▸ **Figure scripts**:
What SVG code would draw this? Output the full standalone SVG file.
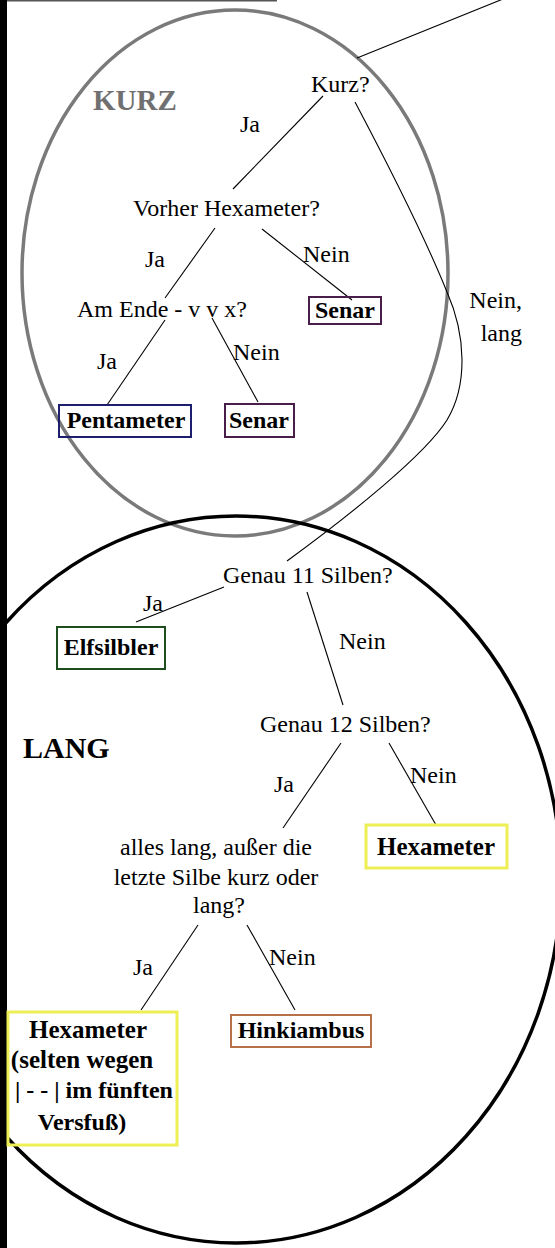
<svg xmlns="http://www.w3.org/2000/svg" width="555" height="1248" viewBox="0 0 555 1248">
<style>
.t{font-family:"Liberation Serif","Times New Roman",serif;font-size:24px;fill:#000}
.b{font-weight:bold}
.m{text-anchor:middle}
.e{text-anchor:end}
.edge{stroke:#000;stroke-width:1.1;fill:none}
.box{fill:none;stroke-width:2}
</style>
<rect x="0" y="0" width="555" height="1248" fill="#fff"/>
<g id="region-kurz">
<ellipse cx="235" cy="273" rx="213" ry="263" fill="none" stroke="#7a7a7a" stroke-width="3.5"/>
<text class="t b" x="93" y="110" style="fill:#707070;font-size:29px">KURZ</text>
</g>
<g id="region-lang">
<ellipse cx="236" cy="879.5" rx="325" ry="363.5" fill="none" stroke="#000" stroke-width="3.5"/>
<text class="t b" x="23" y="758" style="font-size:30px">LANG</text>
</g>
<rect x="0" y="0" width="7" height="1248" fill="#000"/>
<rect x="7" y="0" width="270" height="1.5" fill="#555"/>
<g id="connectors">
<path class="edge" d="M357,58 L503,-1"/>
<path class="edge" d="M323,96 L233,189"/>
<path class="edge" d="M355,102 Q420,225 447,292 C466,335 468,385 447,420 C425,455 350,515 287,561"/>
<path class="edge" d="M215,228 L165,298"/>
<path class="edge" d="M165,320 L107,405"/>
<path class="edge" d="M262,229 L352,300"/>
<path class="edge" d="M212,318 L258,402"/>
<path class="edge" d="M224,587 L136,622"/>
<path class="edge" d="M307,592 L343,705"/>
<path class="edge" d="M341,743 L283,828"/>
<path class="edge" d="M389,743 L436,825"/>
<path class="edge" d="M198,925 L141,1010"/>
<path class="edge" d="M247,925 L295,1010"/>
</g>
<g id="labels">
<text class="t" x="240" y="132">Ja</text>
<text class="t" x="145" y="267">Ja</text>
<text class="t" x="303" y="262">Nein</text>
<text class="t" x="233" y="360">Nein</text>
<text class="t" x="97" y="369">Ja</text>
<text class="t e" x="522" y="308">Nein,</text>
<text class="t e" x="522" y="341">lang</text>
<text class="t" x="143" y="611">Ja</text>
<text class="t" x="339" y="649">Nein</text>
<text class="t" x="274" y="792">Ja</text>
<text class="t" x="410" y="783">Nein</text>
<text class="t" x="133" y="975">Ja</text>
<text class="t" x="269" y="965">Nein</text>
</g>
<g id="q-kurz"><text class="t" x="311" y="92">Kurz?</text></g>
<g id="q-vorher"><text class="t" x="133" y="216">Vorher Hexameter?</text></g>
<g id="q-amende"><text class="t" x="77" y="317">Am Ende - v v x?</text></g>
<g id="r-senar1"><rect class="box" x="309" y="297" width="72" height="27" stroke="#4a1e4a"/><text class="t b m" x="345" y="318">Senar</text></g>
<g id="r-pentameter"><rect class="box" x="59" y="405" width="132" height="32" stroke="#1e1e6e"/><text class="t b m" x="126" y="428">Pentameter</text></g>
<g id="r-senar2"><rect class="box" x="225" y="404" width="69" height="33" stroke="#4a1e4a"/><text class="t b m" x="259" y="428">Senar</text></g>
<g id="q-genau11"><text class="t" x="223" y="583">Genau 11 Silben?</text></g>
<g id="r-elfsilbler"><rect class="box" x="57" y="627" width="108" height="42" stroke="#1e4e1e"/><text class="t b m" x="111" y="655">Elfsilbler</text></g>
<g id="q-genau12"><text class="t" x="260" y="732">Genau 12 Silben?</text></g>
<g id="r-hexameter1"><rect class="box" x="366" y="825" width="141" height="43" stroke="#eeee55" style="stroke-width:3"/><text class="t b m" x="436" y="855" style="font-size:25px">Hexameter</text></g>
<g id="q-alles"><text class="t m" x="216" y="855">alles lang, außer die</text><text class="t m" x="216" y="885">letzte Silbe kurz oder</text><text class="t m" x="219" y="913">lang?</text></g>
<g id="r-hexameter2"><rect class="box" x="8" y="1012" width="169" height="133" stroke="#eeee55" style="stroke-width:3"/>
<text class="t b m" x="88" y="1038" style="font-size:25px">Hexameter</text>
<text class="t b m" x="82" y="1068" style="font-size:25px">(selten wegen</text>
<text class="t b m" x="94" y="1098">| - - | im fünften</text>
<text class="t b m" x="82" y="1130">Versfuß)</text></g>
<g id="r-hinkiambus"><rect class="box" x="231" y="1015" width="140" height="32" stroke="#b87048"/><text class="t b m" x="301" y="1038">Hinkiambus</text></g>
</svg>
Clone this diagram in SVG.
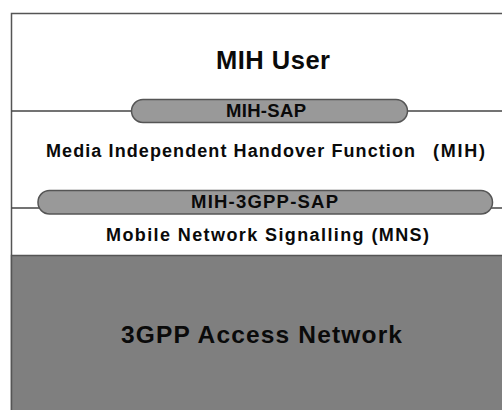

▸ **Task to complete**:
Give the entries again without a single change, but with no pictures.

▸ **Solution to the exercise**:
What SVG code would draw this? Output the full standalone SVG file.
<svg xmlns="http://www.w3.org/2000/svg" width="555" height="1248" viewBox="0 0 555 1248">
<style>
.t{font-family:"Liberation Serif","Times New Roman",serif;font-size:24px;fill:#000}
.b{font-weight:bold}
.m{text-anchor:middle}
.e{text-anchor:end}
.edge{stroke:#000;stroke-width:1.1;fill:none}
.box{fill:none;stroke-width:2}
</style>
<rect x="0" y="0" width="555" height="1248" fill="#fff"/>
<g id="region-kurz">
<ellipse cx="235" cy="273" rx="213" ry="263" fill="none" stroke="#7a7a7a" stroke-width="3.5"/>
<text class="t b" x="93" y="110" style="fill:#707070;font-size:29px">KURZ</text>
</g>
<g id="region-lang">
<ellipse cx="236" cy="879.5" rx="325" ry="363.5" fill="none" stroke="#000" stroke-width="3.5"/>
<text class="t b" x="23" y="758" style="font-size:30px">LANG</text>
</g>
<rect x="0" y="0" width="7" height="1248" fill="#000"/>
<rect x="7" y="0" width="270" height="1.5" fill="#555"/>
<g id="connectors">
<path class="edge" d="M357,58 L503,-1"/>
<path class="edge" d="M323,96 L233,189"/>
<path class="edge" d="M355,102 Q420,225 447,292 C466,335 468,385 447,420 C425,455 350,515 287,561"/>
<path class="edge" d="M215,228 L165,298"/>
<path class="edge" d="M165,320 L107,405"/>
<path class="edge" d="M262,229 L352,300"/>
<path class="edge" d="M212,318 L258,402"/>
<path class="edge" d="M224,587 L136,622"/>
<path class="edge" d="M307,592 L343,705"/>
<path class="edge" d="M341,743 L283,828"/>
<path class="edge" d="M389,743 L436,825"/>
<path class="edge" d="M198,925 L141,1010"/>
<path class="edge" d="M247,925 L295,1010"/>
</g>
<g id="labels">
<text class="t" x="240" y="132">Ja</text>
<text class="t" x="145" y="267">Ja</text>
<text class="t" x="303" y="262">Nein</text>
<text class="t" x="233" y="360">Nein</text>
<text class="t" x="97" y="369">Ja</text>
<text class="t e" x="522" y="308">Nein,</text>
<text class="t e" x="522" y="341">lang</text>
<text class="t" x="143" y="611">Ja</text>
<text class="t" x="339" y="649">Nein</text>
<text class="t" x="274" y="792">Ja</text>
<text class="t" x="410" y="783">Nein</text>
<text class="t" x="133" y="975">Ja</text>
<text class="t" x="269" y="965">Nein</text>
</g>
<g id="q-kurz"><text class="t" x="311" y="92">Kurz?</text></g>
<g id="q-vorher"><text class="t" x="133" y="216">Vorher Hexameter?</text></g>
<g id="q-amende"><text class="t" x="77" y="317">Am Ende - v v x?</text></g>
<g id="r-senar1"><rect class="box" x="309" y="297" width="72" height="27" stroke="#4a1e4a"/><text class="t b m" x="345" y="318">Senar</text></g>
<g id="r-pentameter"><rect class="box" x="59" y="405" width="132" height="32" stroke="#1e1e6e"/><text class="t b m" x="126" y="428">Pentameter</text></g>
<g id="r-senar2"><rect class="box" x="225" y="404" width="69" height="33" stroke="#4a1e4a"/><text class="t b m" x="259" y="428">Senar</text></g>
<g id="q-genau11"><text class="t" x="223" y="583">Genau 11 Silben?</text></g>
<g id="r-elfsilbler"><rect class="box" x="57" y="627" width="108" height="42" stroke="#1e4e1e"/><text class="t b m" x="111" y="655">Elfsilbler</text></g>
<g id="q-genau12"><text class="t" x="260" y="732">Genau 12 Silben?</text></g>
<g id="r-hexameter1"><rect class="box" x="366" y="825" width="141" height="43" stroke="#eeee55" style="stroke-width:3"/><text class="t b m" x="436" y="855" style="font-size:25px">Hexameter</text></g>
<g id="q-alles"><text class="t m" x="216" y="855">alles lang, außer die</text><text class="t m" x="216" y="885">letzte Silbe kurz oder</text><text class="t m" x="219" y="913">lang?</text></g>
<g id="r-hexameter2"><rect class="box" x="8" y="1012" width="169" height="133" stroke="#eeee55" style="stroke-width:3"/>
<text class="t b m" x="88" y="1038" style="font-size:25px">Hexameter</text>
<text class="t b m" x="82" y="1068" style="font-size:25px">(selten wegen</text>
<text class="t b m" x="94" y="1098">| - - | im fünften</text>
<text class="t b m" x="82" y="1130">Versfuß)</text></g>
<g id="r-hinkiambus"><rect class="box" x="231" y="1015" width="140" height="32" stroke="#b87048"/><text class="t b m" x="301" y="1038">Hinkiambus</text></g>
</svg>
Clone this diagram in SVG.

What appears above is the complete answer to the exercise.